[Provided data]
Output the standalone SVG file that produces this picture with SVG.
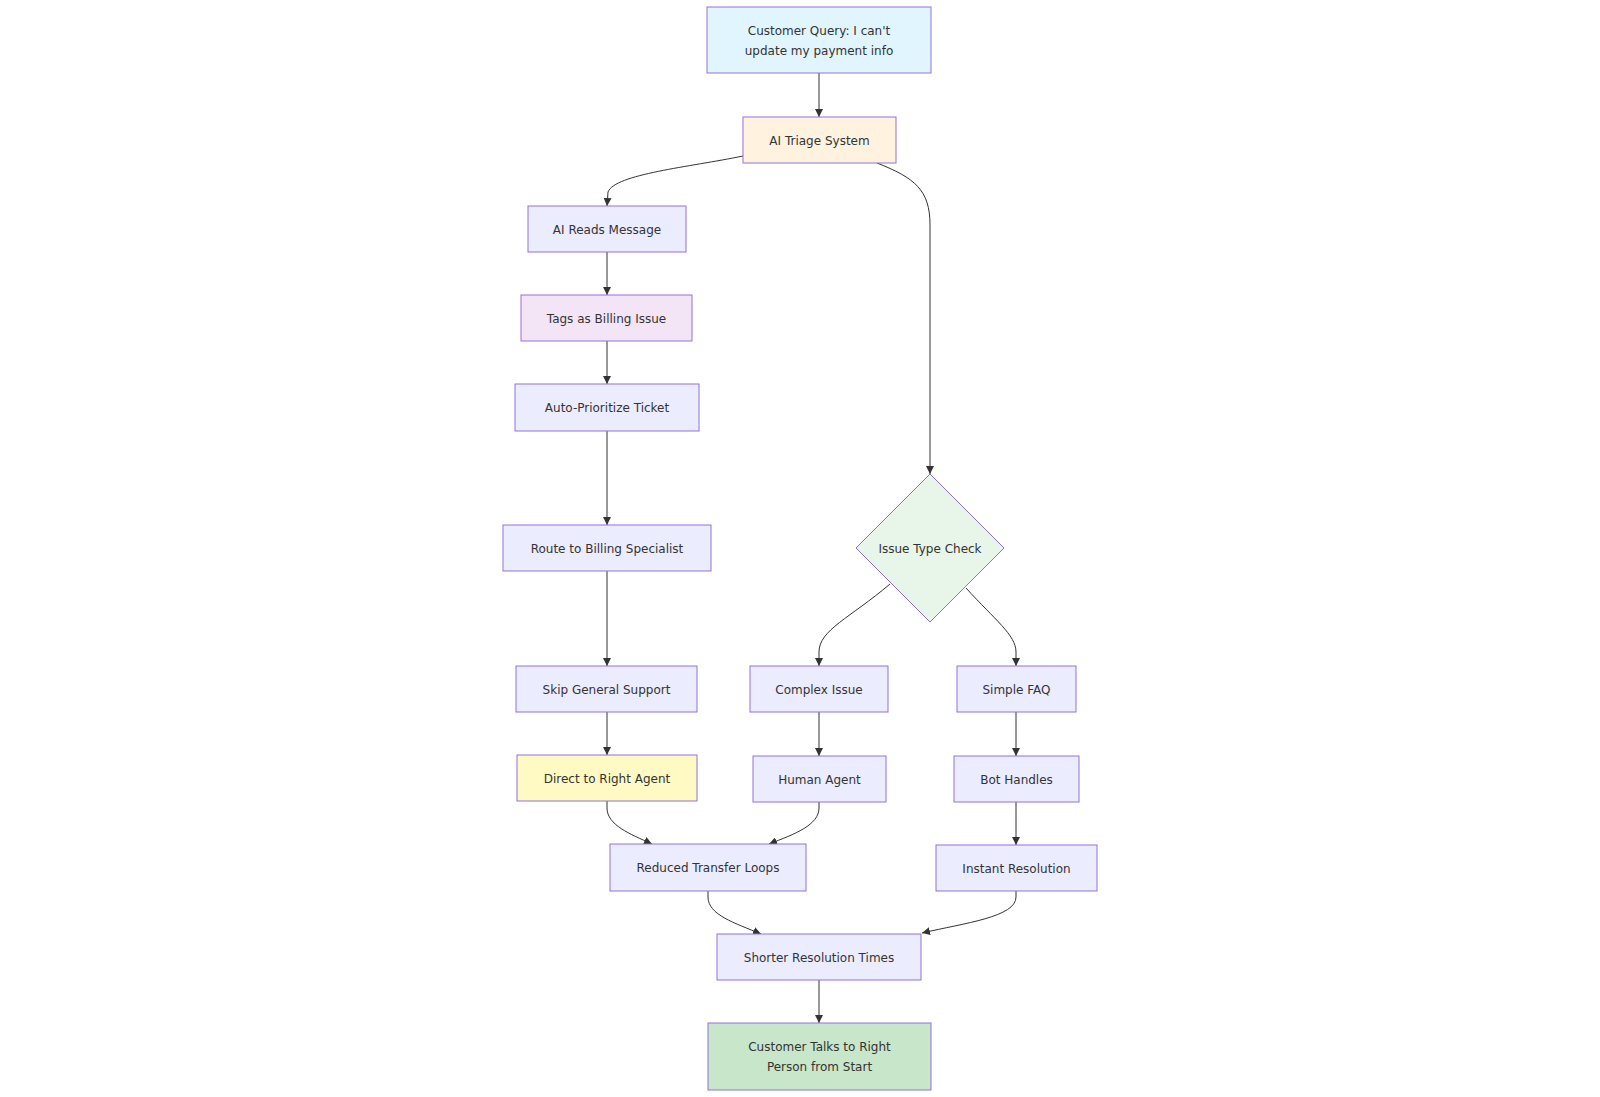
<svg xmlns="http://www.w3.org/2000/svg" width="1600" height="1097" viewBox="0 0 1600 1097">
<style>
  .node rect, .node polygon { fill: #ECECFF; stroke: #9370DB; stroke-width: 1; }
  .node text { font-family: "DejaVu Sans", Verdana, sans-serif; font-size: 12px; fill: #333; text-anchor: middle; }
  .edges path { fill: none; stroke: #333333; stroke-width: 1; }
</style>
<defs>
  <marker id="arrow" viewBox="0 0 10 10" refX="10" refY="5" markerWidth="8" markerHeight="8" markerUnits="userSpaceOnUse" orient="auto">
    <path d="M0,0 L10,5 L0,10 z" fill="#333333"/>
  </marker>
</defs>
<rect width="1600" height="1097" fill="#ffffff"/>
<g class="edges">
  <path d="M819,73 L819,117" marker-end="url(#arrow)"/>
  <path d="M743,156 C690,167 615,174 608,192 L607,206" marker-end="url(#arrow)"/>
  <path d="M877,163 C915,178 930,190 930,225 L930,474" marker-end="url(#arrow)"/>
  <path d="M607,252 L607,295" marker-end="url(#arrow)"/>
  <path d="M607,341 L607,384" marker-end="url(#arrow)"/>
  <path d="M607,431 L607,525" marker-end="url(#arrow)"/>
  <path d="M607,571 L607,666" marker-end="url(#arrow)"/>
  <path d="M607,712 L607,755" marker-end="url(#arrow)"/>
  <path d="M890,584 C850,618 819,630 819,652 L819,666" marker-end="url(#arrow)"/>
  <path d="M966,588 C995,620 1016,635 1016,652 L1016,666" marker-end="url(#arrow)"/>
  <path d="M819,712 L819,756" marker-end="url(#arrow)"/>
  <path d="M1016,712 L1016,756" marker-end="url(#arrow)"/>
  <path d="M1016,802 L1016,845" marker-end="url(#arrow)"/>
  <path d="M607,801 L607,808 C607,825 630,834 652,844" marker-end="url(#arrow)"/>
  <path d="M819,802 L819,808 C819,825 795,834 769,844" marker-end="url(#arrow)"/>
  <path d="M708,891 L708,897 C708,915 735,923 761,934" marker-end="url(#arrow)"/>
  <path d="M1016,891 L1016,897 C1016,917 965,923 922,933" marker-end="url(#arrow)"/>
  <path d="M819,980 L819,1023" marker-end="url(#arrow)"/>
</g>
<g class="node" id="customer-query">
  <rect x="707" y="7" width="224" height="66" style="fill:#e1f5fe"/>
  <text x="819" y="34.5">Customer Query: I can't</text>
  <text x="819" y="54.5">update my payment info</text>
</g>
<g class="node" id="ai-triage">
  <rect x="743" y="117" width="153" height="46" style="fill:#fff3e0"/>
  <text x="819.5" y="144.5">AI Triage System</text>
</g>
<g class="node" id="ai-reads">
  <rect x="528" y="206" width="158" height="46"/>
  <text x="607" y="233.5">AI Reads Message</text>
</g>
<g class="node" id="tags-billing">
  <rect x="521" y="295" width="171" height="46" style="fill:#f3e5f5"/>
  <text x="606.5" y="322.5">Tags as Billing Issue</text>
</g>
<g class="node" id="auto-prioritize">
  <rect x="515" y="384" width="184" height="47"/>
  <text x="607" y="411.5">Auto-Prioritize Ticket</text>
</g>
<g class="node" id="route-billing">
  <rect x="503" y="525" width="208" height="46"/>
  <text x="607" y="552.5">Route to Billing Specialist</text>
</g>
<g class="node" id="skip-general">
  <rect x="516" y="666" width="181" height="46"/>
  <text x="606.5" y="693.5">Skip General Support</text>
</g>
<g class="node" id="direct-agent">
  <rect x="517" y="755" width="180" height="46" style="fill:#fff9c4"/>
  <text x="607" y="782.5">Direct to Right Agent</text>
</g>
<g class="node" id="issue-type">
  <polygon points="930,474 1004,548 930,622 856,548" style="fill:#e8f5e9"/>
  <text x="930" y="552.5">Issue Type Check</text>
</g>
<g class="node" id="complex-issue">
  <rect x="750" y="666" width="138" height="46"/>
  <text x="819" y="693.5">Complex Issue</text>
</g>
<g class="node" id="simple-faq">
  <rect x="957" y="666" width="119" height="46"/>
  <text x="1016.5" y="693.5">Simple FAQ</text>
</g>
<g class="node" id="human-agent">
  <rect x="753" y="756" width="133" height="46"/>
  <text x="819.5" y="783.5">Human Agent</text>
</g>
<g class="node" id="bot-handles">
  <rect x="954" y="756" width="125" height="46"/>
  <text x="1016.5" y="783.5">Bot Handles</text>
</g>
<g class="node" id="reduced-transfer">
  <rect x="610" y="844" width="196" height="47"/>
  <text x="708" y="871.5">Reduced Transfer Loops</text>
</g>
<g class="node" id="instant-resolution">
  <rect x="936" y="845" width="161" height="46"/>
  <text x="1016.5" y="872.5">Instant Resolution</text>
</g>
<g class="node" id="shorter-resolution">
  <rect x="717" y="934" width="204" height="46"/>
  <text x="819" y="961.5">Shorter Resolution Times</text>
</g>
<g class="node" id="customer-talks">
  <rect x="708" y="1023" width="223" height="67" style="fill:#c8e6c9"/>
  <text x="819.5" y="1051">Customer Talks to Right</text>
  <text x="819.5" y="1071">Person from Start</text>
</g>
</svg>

[What is required] Give an exact copy of the material, leaving out every picture.

[Solution]
Output the standalone SVG file that produces this picture with SVG.
<svg xmlns="http://www.w3.org/2000/svg" width="1600" height="1097" viewBox="0 0 1600 1097">
<style>
  .node rect, .node polygon { fill: #ECECFF; stroke: #9370DB; stroke-width: 1; }
  .node text { font-family: "DejaVu Sans", Verdana, sans-serif; font-size: 12px; fill: #333; text-anchor: middle; }
  .edges path { fill: none; stroke: #333333; stroke-width: 1; }
</style>
<defs>
  <marker id="arrow" viewBox="0 0 10 10" refX="10" refY="5" markerWidth="8" markerHeight="8" markerUnits="userSpaceOnUse" orient="auto">
    <path d="M0,0 L10,5 L0,10 z" fill="#333333"/>
  </marker>
</defs>
<rect width="1600" height="1097" fill="#ffffff"/>
<g class="edges">
  <path d="M819,73 L819,117" marker-end="url(#arrow)"/>
  <path d="M743,156 C690,167 615,174 608,192 L607,206" marker-end="url(#arrow)"/>
  <path d="M877,163 C915,178 930,190 930,225 L930,474" marker-end="url(#arrow)"/>
  <path d="M607,252 L607,295" marker-end="url(#arrow)"/>
  <path d="M607,341 L607,384" marker-end="url(#arrow)"/>
  <path d="M607,431 L607,525" marker-end="url(#arrow)"/>
  <path d="M607,571 L607,666" marker-end="url(#arrow)"/>
  <path d="M607,712 L607,755" marker-end="url(#arrow)"/>
  <path d="M890,584 C850,618 819,630 819,652 L819,666" marker-end="url(#arrow)"/>
  <path d="M966,588 C995,620 1016,635 1016,652 L1016,666" marker-end="url(#arrow)"/>
  <path d="M819,712 L819,756" marker-end="url(#arrow)"/>
  <path d="M1016,712 L1016,756" marker-end="url(#arrow)"/>
  <path d="M1016,802 L1016,845" marker-end="url(#arrow)"/>
  <path d="M607,801 L607,808 C607,825 630,834 652,844" marker-end="url(#arrow)"/>
  <path d="M819,802 L819,808 C819,825 795,834 769,844" marker-end="url(#arrow)"/>
  <path d="M708,891 L708,897 C708,915 735,923 761,934" marker-end="url(#arrow)"/>
  <path d="M1016,891 L1016,897 C1016,917 965,923 922,933" marker-end="url(#arrow)"/>
  <path d="M819,980 L819,1023" marker-end="url(#arrow)"/>
</g>
<g class="node" id="customer-query">
  <rect x="707" y="7" width="224" height="66" style="fill:#e1f5fe"/>
  <text x="819" y="34.5">Customer Query: I can't</text>
  <text x="819" y="54.5">update my payment info</text>
</g>
<g class="node" id="ai-triage">
  <rect x="743" y="117" width="153" height="46" style="fill:#fff3e0"/>
  <text x="819.5" y="144.5">AI Triage System</text>
</g>
<g class="node" id="ai-reads">
  <rect x="528" y="206" width="158" height="46"/>
  <text x="607" y="233.5">AI Reads Message</text>
</g>
<g class="node" id="tags-billing">
  <rect x="521" y="295" width="171" height="46" style="fill:#f3e5f5"/>
  <text x="606.5" y="322.5">Tags as Billing Issue</text>
</g>
<g class="node" id="auto-prioritize">
  <rect x="515" y="384" width="184" height="47"/>
  <text x="607" y="411.5">Auto-Prioritize Ticket</text>
</g>
<g class="node" id="route-billing">
  <rect x="503" y="525" width="208" height="46"/>
  <text x="607" y="552.5">Route to Billing Specialist</text>
</g>
<g class="node" id="skip-general">
  <rect x="516" y="666" width="181" height="46"/>
  <text x="606.5" y="693.5">Skip General Support</text>
</g>
<g class="node" id="direct-agent">
  <rect x="517" y="755" width="180" height="46" style="fill:#fff9c4"/>
  <text x="607" y="782.5">Direct to Right Agent</text>
</g>
<g class="node" id="issue-type">
  <polygon points="930,474 1004,548 930,622 856,548" style="fill:#e8f5e9"/>
  <text x="930" y="552.5">Issue Type Check</text>
</g>
<g class="node" id="complex-issue">
  <rect x="750" y="666" width="138" height="46"/>
  <text x="819" y="693.5">Complex Issue</text>
</g>
<g class="node" id="simple-faq">
  <rect x="957" y="666" width="119" height="46"/>
  <text x="1016.5" y="693.5">Simple FAQ</text>
</g>
<g class="node" id="human-agent">
  <rect x="753" y="756" width="133" height="46"/>
  <text x="819.5" y="783.5">Human Agent</text>
</g>
<g class="node" id="bot-handles">
  <rect x="954" y="756" width="125" height="46"/>
  <text x="1016.5" y="783.5">Bot Handles</text>
</g>
<g class="node" id="reduced-transfer">
  <rect x="610" y="844" width="196" height="47"/>
  <text x="708" y="871.5">Reduced Transfer Loops</text>
</g>
<g class="node" id="instant-resolution">
  <rect x="936" y="845" width="161" height="46"/>
  <text x="1016.5" y="872.5">Instant Resolution</text>
</g>
<g class="node" id="shorter-resolution">
  <rect x="717" y="934" width="204" height="46"/>
  <text x="819" y="961.5">Shorter Resolution Times</text>
</g>
<g class="node" id="customer-talks">
  <rect x="708" y="1023" width="223" height="67" style="fill:#c8e6c9"/>
  <text x="819.5" y="1051">Customer Talks to Right</text>
  <text x="819.5" y="1071">Person from Start</text>
</g>
</svg>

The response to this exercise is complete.